Y el Señor transforma la obediencia en sabiduría con la acción de su Espíritu Santo.
A veces, Dios puede dar el don de la sabiduría a un joven inexperto, pero a condición de que esté dispuesto a recorrer el camino de la obediencia y de la docilidad al Espíritu. Esta obediencia y docilidad no es algo teórico, sino que está bajo el régimen de la encarnación del Verbo: docilidad y obediencia a un fundador, docilidad y obediencia a una regla concreta, docilidad y obediencia a un superior, docilidad y obediencia a la Iglesia.
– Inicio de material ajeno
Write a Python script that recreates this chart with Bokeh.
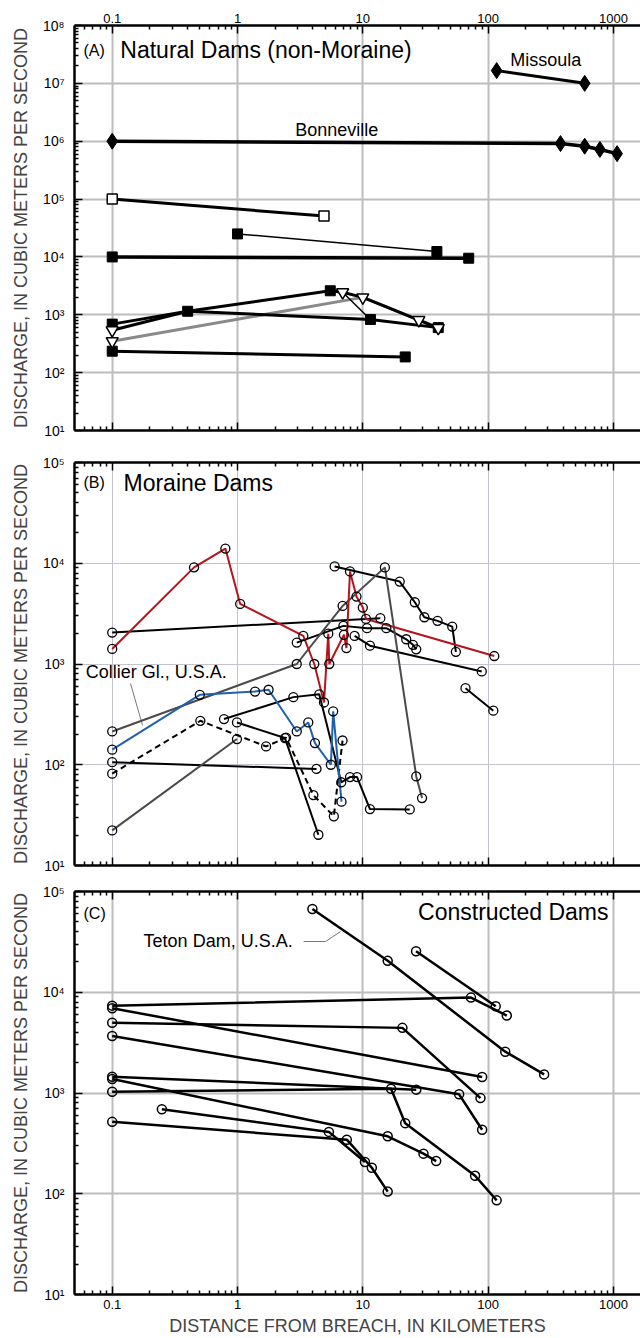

Se trata de una docilidad y obediencia concreta.
Perseverando en el camino de la obediencia, madura la sabiduría personal y comunitaria, y así es posible también adaptar las reglas a los tiempos: de hecho, la verdadera «actualización» es obra de la sabiduría, forjada en la docilidad y la obediencia.
El fortalecimiento y la renovación de la Vida Consagrada pasan por un gran amor a la regla, y también por la capacidad de contemplar y escuchar a los mayores de la Congregación. Así, el «depósito», el carisma de una familia religiosa, queda custodiado tanto por la obediencia como por la sabiduría. Y este camino nos salva de vivir nuestra consagración de manera “light”, desencarnada, como si fuera una gnosis, que reduce la vida religiosa a una “caricatura”, una caricatura en la que se da un seguimiento sin renuncia, una oración sin encuentro, una vida fraterna sin comunión, una obediencia sin confianza y una caridad sin trascendencia.
También nosotros, como María y Simeón, queremos llevar hoy en brazos a Jesús para que se encuentre con su pueblo, y seguro que lo conseguiremos si nos dejamos poseer por el misterio de Cristo. Guiemos el pueblo a Jesús dejándonos a su vez guiar por Él. Eso es lo que debemos ser: guías guiados.
Que el Señor, por intercesión de María nuestra Madre, de San José y de los santos Simeón y Ana, nos conceda lo que le hemos pedido en la Oración colecta: «Ser presentados delante de ti con el alma limpia». Así sea.